Six jours avant la publication du bilan, le journaliste français Christophe Gleizes a été condamné en appel à sept ans de prison en Algérie pour « apologie du terrorisme ». Un exemple parmi tant d’autres d’une répression qui ne faiblit pas.
Plus inquiétant encore : 135 journalistes sont portés disparus, certains depuis plus de trente ans. Vingt autres sont retenus en otage, principalement en Syrie et au Yémen.
Quand informer devient un crime
Le constat est amer. Dans de nombreux pays, le simple fait de rapporter des faits dérangeants suffit à vous faire passer pour un ennemi de l’État ou une cible à abattre.
La stratégie est rodée : discréditer d’abord (« ce ne sont pas de vrais journalistes »), puis justifier la violence a posteriori. Une mécanique qui fonctionne à Gaza comme à Mexico, à Moscou comme à Pékin.
« Voilà où mène la haine des journalistes, voilà où mène l’impunité. »
Anne Bocandé
Car le vrai scandale n’est pas seulement le nombre de morts. C’est l’absence totale de conséquences. Rarement une enquête aboutit. Encore plus rarement un responsable est jugé.

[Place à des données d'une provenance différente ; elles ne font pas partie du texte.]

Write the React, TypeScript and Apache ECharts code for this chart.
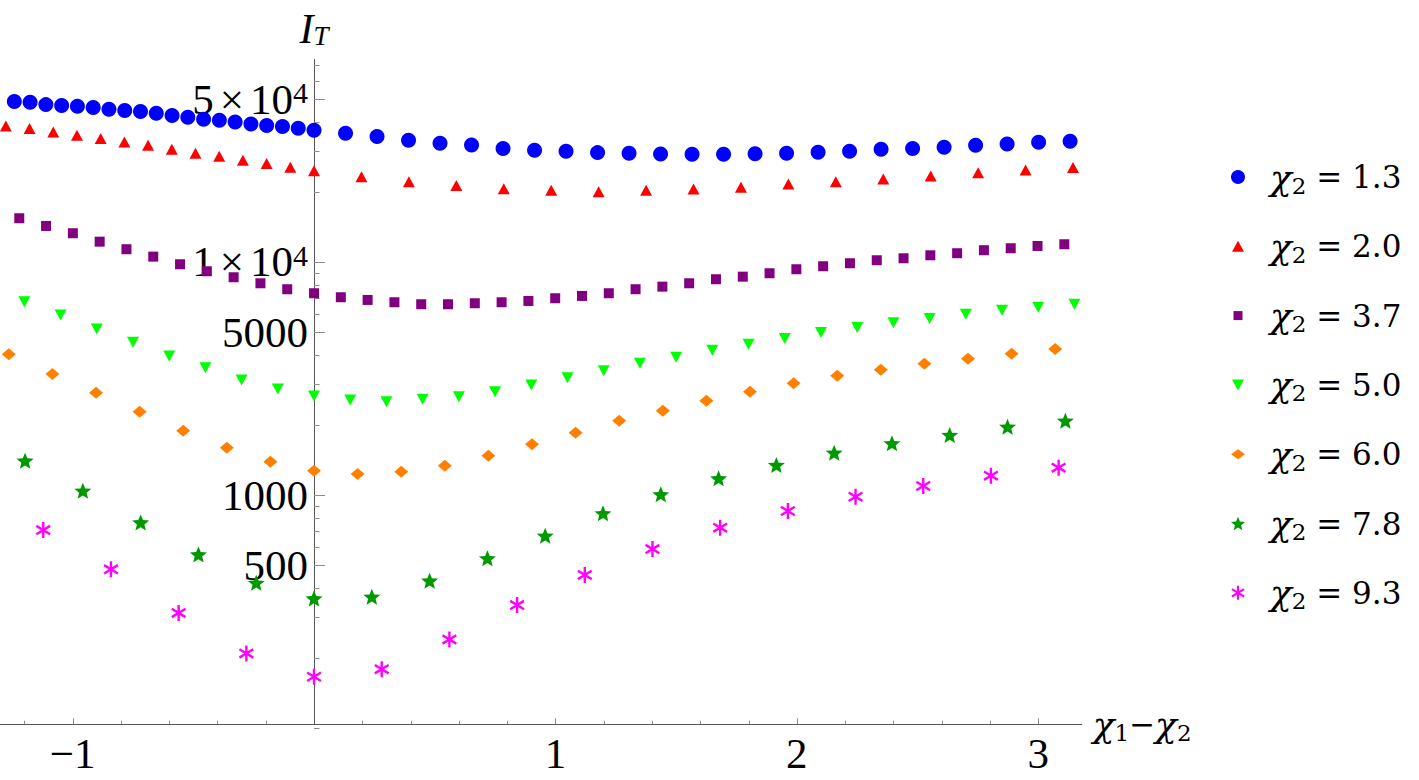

Un appel désespéré à la communauté internationale
Face à cette hécatombe, l’ONG lance un cri d’alarme : les gouvernements doivent se réinvestir dans la protection des journalistes au lieu de les transformer en cibles légitimes.
Les conventions de Genève sont claires : les journalistes en zone de conflit doivent être traités comme des civils. Pourtant, gilets pare-balles marqués PRESS et casques bleus n’offrent plus aucune protection à Gaza.
Le silence assourdissant de nombreux États face à ces exactions pose question. Quand un reporter est abattu après avoir été qualifié de « terroriste » sans preuve, qui ose encore demander des comptes ?
Vers un avenir encore plus sombre ?
Les chiffres de l’Unesco sont encore plus élevés (91 morts en 2025), rappelant que la méthodologie change d’une organisation à l’autre. Mais peu importe le compteur exact : la tendance est terrifiante.
Tant que l’impunité régnera, les journalistes continueront de payer le prix fort pour nous permettre, à nous, de savoir. Et chaque mort est une part d’obscurité supplémentaire jetée sur le monde.
Au moment où vous lisez ces lignes, un reporter quelque part risque sa vie pour documenter une réalité que d’autres préféreraient cacher. La question n’est plus de savoir si nous allons agir. mais si nous allons le faire avant qu’il ne soit trop tard.
Ils s’appelaient Anas al-Sharif, Antoni Lallican, Shireen Abu Akleh avant eux, et des dizaines d’autres dont les noms ne feront jamais la une.
Ils sont morts pour que nous sachions.
Le moins que nous puissions faire, c’est ne jamais l’oublier.